Prenuptial agreements can be very useful in certain circumstances, such as when one spouse or both owns and operates a business or when there are anticipated future inheritances or interests in trusts. However, it is not only financial issues that can be dealt with in a prenup. For example, when one or both parties are entering into a second or third marriage and have children from earlier unions. As these situations can involve complex legal and financial issues, the parties are advised to have counsel well versed in divorce, business, and tax law, as well as estate planning.

It is not unusual for the “more-moneyed” spouse having been advised by a financial planner, attorney, friend or family member to get a prenup outlined. This can create, of course, a situation of a power imbalance putting the “less-moneyed” spouse in potential jeopardy. For this reason alone, it is so important to have a skilled and sensitive mediator.
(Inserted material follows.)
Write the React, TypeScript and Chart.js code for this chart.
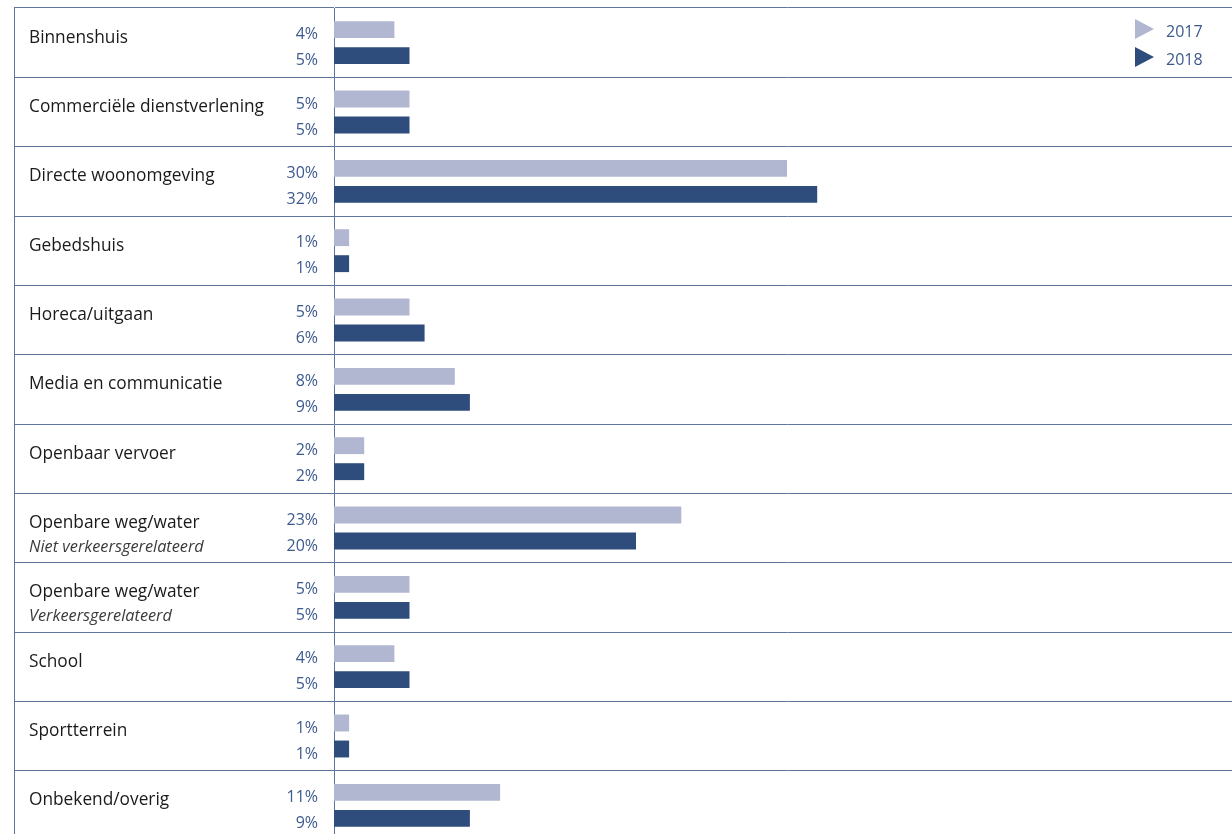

Mediators who conduct prenup sessions typically begin by having the parties develop a complete inventory of their individual financial situation. The mediator will encourage the parties to consider the process as an opportunity to develop a financial plan for their marriage that not only protects the assets of one party, but also protects the security of the other. Mediators report that parties in prenup discussions generally enjoy the session and find it supports their relationship and future plans. After the mediation the parties’ attorneys would be asked to prepare appropriate documents.

Please note: None of the above should be taken as legal advice.
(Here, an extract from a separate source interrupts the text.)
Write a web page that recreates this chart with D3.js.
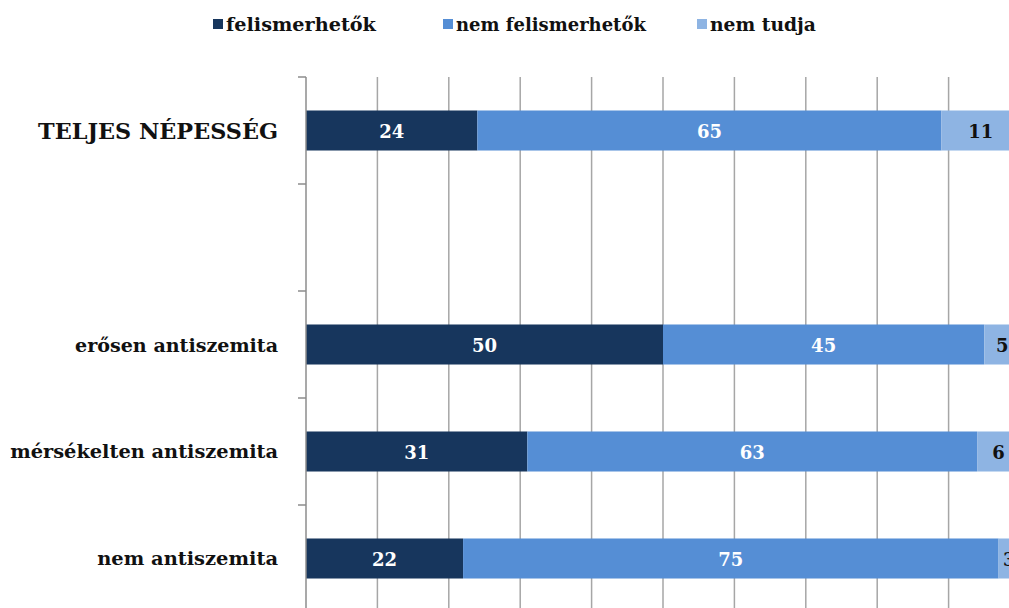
<!DOCTYPE html>
<html><head><meta charset="utf-8">
<script src="https://cdn.jsdelivr.net/npm/d3@7"></script>
<style>body{margin:0;background:#fff;overflow:hidden}svg{display:block}</style>
</head><body>
<script>
const categories = ["TELJES NÉPESSÉG", " ", "erősen antiszemita", "mérsékelten antiszemita", "nem antiszemita"];
const seriesNames = ["felismerhetők", "nem felismerhetők", "nem tudja"];
const felismerhetok = [24, null, 50, 31, 22];
const nemFelismerhetok = [65, null, 45, 63, 75];
const nemTudja = [11, null, 5, 6, 3];
const colors = ["#17365D", "#558ED5", "#8EB4E3"];
const labelColors = ["#ffffff", "#ffffff", "#111111"];

const W = 1009, H = 608;
const svg = d3.select("body").append("svg").attr("width", W).attr("height", H);
const font = "'DejaVu Serif', 'Liberation Serif', serif";

// fit a text element to a target width by adjusting font-size
function fit(sel, target, base) {
  sel.each(function(d, i) {
    const t = typeof target === "function" ? target(d, i) : target;
    if (!t) return;
    const w = this.getComputedTextLength();
    if (w > 0) d3.select(this).attr("font-size", base * t / w);
  });
}

const x = d3.scaleLinear().domain([0, 100]).range([306, 1020]);
const y = d3.scaleBand().domain(categories).range([77, 612]).paddingInner(0.626).paddingOuter(0.313);

// gridlines
svg.append("g").selectAll("line").data(d3.range(10, 101, 10)).join("line")
  .attr("x1", d => x(d)).attr("x2", d => x(d)).attr("y1", 77).attr("y2", 612)
  .attr("stroke", "#a6a6a6").attr("stroke-width", 1.5);

// stacked data
const rows = categories.map((c, i) => ({cat: c, v: [felismerhetok[i], nemFelismerhetok[i], nemTudja[i]]}));
const segs = [];
rows.forEach(r => {
  if (r.v[0] == null) return;
  let acc = 0;
  r.v.forEach((v, k) => { segs.push({cat: r.cat, k, x0: acc, x1: acc + v, v}); acc += v; });
});

svg.append("g").selectAll("rect").data(segs).join("rect")
  .attr("x", d => x(d.x0)).attr("width", d => x(d.x1) - x(d.x0))
  .attr("y", d => y(d.cat)).attr("height", y.bandwidth())
  .attr("fill", d => colors[d.k]);

svg.append("g").selectAll("text").data(segs).join("text")
  .attr("x", d => x((d.x0 + d.x1) / 2)).attr("y", d => y(d.cat) + y.bandwidth() / 2 + 1)
  .attr("text-anchor", "middle").attr("dominant-baseline", "central")
  .attr("font-family", font).attr("font-weight", "bold").attr("font-size", 18)
  .attr("fill", d => labelColors[d.k]).text(d => d.v);

// axis line and ticks at band boundaries
const ax = svg.append("g");
ax.append("line").attr("x1", x(0)).attr("x2", x(0)).attr("y1", 77).attr("y2", 612)
  .attr("stroke", "#8c8c8c").attr("stroke-width", 1.5);
ax.selectAll("line.t").data(d3.range(categories.length + 1)).join("line").attr("class", "t")
  .attr("x1", x(0) - 8).attr("x2", x(0))
  .attr("y1", i => 77 + i * y.step()).attr("y2", i => 77 + i * y.step())
  .attr("stroke", "#8c8c8c").attr("stroke-width", 1.5);

// category labels
const catWidths = [240, 0, 203, 268, 181];
const cl = svg.append("g").selectAll("text").data(categories).join("text")
  .attr("x", 278).attr("y", c => y(c) + y.bandwidth() / 2)
  .attr("text-anchor", "end").attr("dominant-baseline", "central")
  .attr("font-family", font).attr("font-weight", "bold")
  .attr("font-size", 17)
  .attr("fill", "#111").text(c => c.trim());
fit(cl, (d, i) => catWidths[i], 17);

// legend
const legX = [213, 443, 697];
const legW = [150, 190, 106];
const lg = svg.append("g").selectAll("g").data(seriesNames).join("g")
  .attr("transform", (d, i) => `translate(${legX[i]},24)`);
lg.append("rect").attr("x", 0).attr("y", -5).attr("width", 10).attr("height", 10)
  .attr("fill", (d, i) => colors[i]);
const lt = lg.append("text").attr("x", 13).attr("y", 0).attr("dominant-baseline", "central")
  .attr("font-family", font).attr("font-weight", "bold").attr("font-size", 17)
  .attr("fill", "#111").text(d => d);
fit(lt, (d, i) => legW[i], 17);
</script>
</body></html>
Consult with your attorney to determine if this an appropriate option.

Peter Costanzo
WHAT MAKES MEDIATION SPECIAL?

In previous posts I’ve discussed reasons why people decline the option to mediate. But there are many more reasons why people should choose mediation whevever possible, and here’s why:

Many years ago I was asked by a magazine reporter why I became a mediator. I remember my immediate response was that mediation levels the playing field. That comment was accompanied with a whimsical photo of me with a rake in hand. Even now, I still contend one major advantage of mediation is the process makes it possible for parties to work together without the obvious threat of power. Mediators are conscious to one party’s attempt to intimidate the other and will work to remove that from the equation. If that’s not possible, the mediator may stop the precedings if an agreement isn’t equitable, is unlikely to be fulfilled, and believes it will exacerbate an already strained relationship.

Also, mediation has communication rules. Parties who may have been disrespectful and threatening to one another must adhere to the mediator’s rules of behavior. Of course the amount of rules outlined will vary by the mediator’s perception of the situation. For most sessions, the mediator will likely expect a level of professional conduct from all participants. For others, the mediator might review language and nonverbal behaviors that won’t be permitted. Again, if the parties refuse to adhere to the rules, the mediation will be terminated.

And lastly, before most mediations the parties agree to confidentiality, which the mediator is also bound by, except as provided by law or if the parties waive confidentiality. Such agreements reduce the risk of sensitive information or comments made during sessions from becoming public and result in more open and honest discussions.

Mediation is a very special form of dispute resolution. Many participants in mediation trainings tell me they wish they’d known about the option before taking the course.